Or la Fiche avenir, présentée comme un dispositif original et formalisé des vœux du lycéen, qui va être saisie dans les prochains jours, est en réalité en rupture complète avec la philosophie de la loi. Alors que les attendus se déclinent en compétences, la fiche avenir met en avant les notes des lycéens déjà disponibles sur les bulletins scolaires, leur classement, et accorde une importance limitée à des “éléments d’appréciation” qui restent très généraux et difficilement objectivables (méthode de travail, autonomie…).
Rien n’est repris du livret scolaire lycéen que les professeurs de lycée doivent déjà remplir, qui positionne l’élève en quatre niveaux de maîtrise sur les compétences majeures de chaque discipline, compétences régulièrement travaillées en classe et que les enseignants sont donc en mesure d’évaluer. La place consacrée au projet de l’élève est réduite alors que ce devrait être le mode d’entrée et la base de cette fiche d’orientation. Rien n’est conçu pour repérer les besoins des futurs étudiants et construire les parcours personnalisés, au risque de voir apparaître par exemple des tests de positionnement comme outils uniques pour identifier les besoins. Ainsi, il est primordial de voir cette fiche évoluer fortement, en reprenant les éléments du livret scolaire lycéen.
Trop de solutions de continuité demeurent donc.
Beaucoup trop d’incertitudes demeurent également :
– Dans la mise en œuvre des parcours des élèves engagés dans la voie professionnelle, puisque les arbitrages ministériels ne sont pas rendus et qu’on ne connaît toujours pas le calendrier envisagé…

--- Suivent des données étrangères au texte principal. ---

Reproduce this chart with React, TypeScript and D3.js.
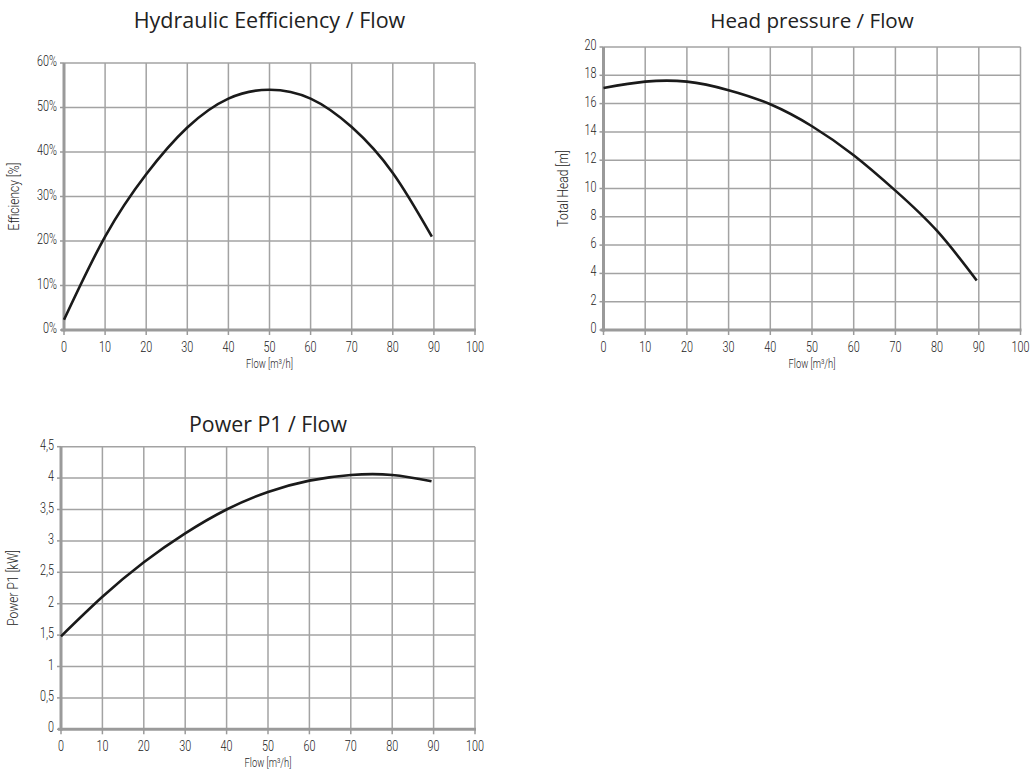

– Dans la mise en œuvre de la réforme du lycée général (puisque la voie technologique reste inchangée) :
- Sur les possibilités de choix effectivement laissées aux élèves dans la construction de leur parcours. Cette question a été laissée dans le flou lors des annonces ministérielles et elle est pourtant essentielle. S’il y a trop de contraintes et le maintien de la structure classe, alors il y aura recréation de filières.
- Sur la réalité de l’accompagnement des parcours et des choix. Un des points pourtant les plus intéressants du rapport Mathiot a été fragilisé dans les annonces ministérielles par son éclatement entre soutien et aide à l’orientation, sans aucune précision sur le nombre d’élèves par groupe, ni sur les modalités pédagogiques.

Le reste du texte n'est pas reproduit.